Des milliers de lecteurs lui ont d'ailleurs écrit pour raconter leur propre expérience du vieillissement d'un proche, observe l'auteur, qui vient lui-même de perdre son grand-père de 96 ans - l'écrivain, documentariste et acteur Antoine Roblot, "un homme très engagé, un totem dans ma vie".

Victor Castanet a été également contacté par des journalistes débutants, avides de conseils pour se lancer dans des investigations au long cours. "Il y a un mouvement dans la jeune génération pour aller vers plus de terrain et d'enquête", se félicite le trentenaire, qui intervient devant des étudiants en journalisme à Science Po: "je leur dis qu'un journaliste n'a pas à être militant, ni à dire ce qu'il pense. On m'a demandé souvent si j'étais pour la fin des Ehpad lucratifs, mais ce n'est pas à moi de répondre".

Après trois ans où il n'a vécu que des avances consenties par son éditeur, le trentenaire, qui vit avec sa famille dans le quartier parisien de Belleville, bénéficie désormais d'une aisance financière inattendue.

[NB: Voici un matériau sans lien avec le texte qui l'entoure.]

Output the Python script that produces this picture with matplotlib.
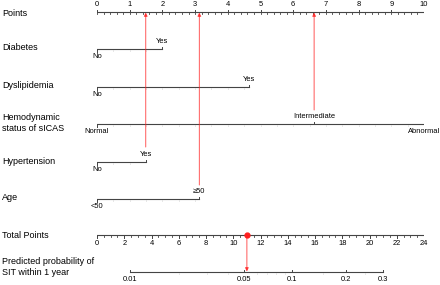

Et se projette déjà vers une nouvelle enquête, qu'il lui sera plus difficile de mener discrètement: "c'est l'inconvénient de ma notoriété".

Cette fois, il s'intéressera au secteur de la santé, "en train de craquer". Le sujet lui a été inspiré par les milliers de courriels qu'il a reçus depuis la parution des "Fossoyeurs". "Ceux qui m'écrivent bossent aux urgences, dans le domaine du handicap ou de la psychiatrie, et ils me disent +Venez enquêter chez nous!+, résume le journaliste.

"Je pense que les gens se tournent vers moi car ils me voient comme quelqu'un d'indépendant, qui a du temps", insiste le journaliste. "Je n'ai pas envie qu'on m'impose des sujets ou un rythme. Mon obsession, depuis que je suis petit, c'est la liberté".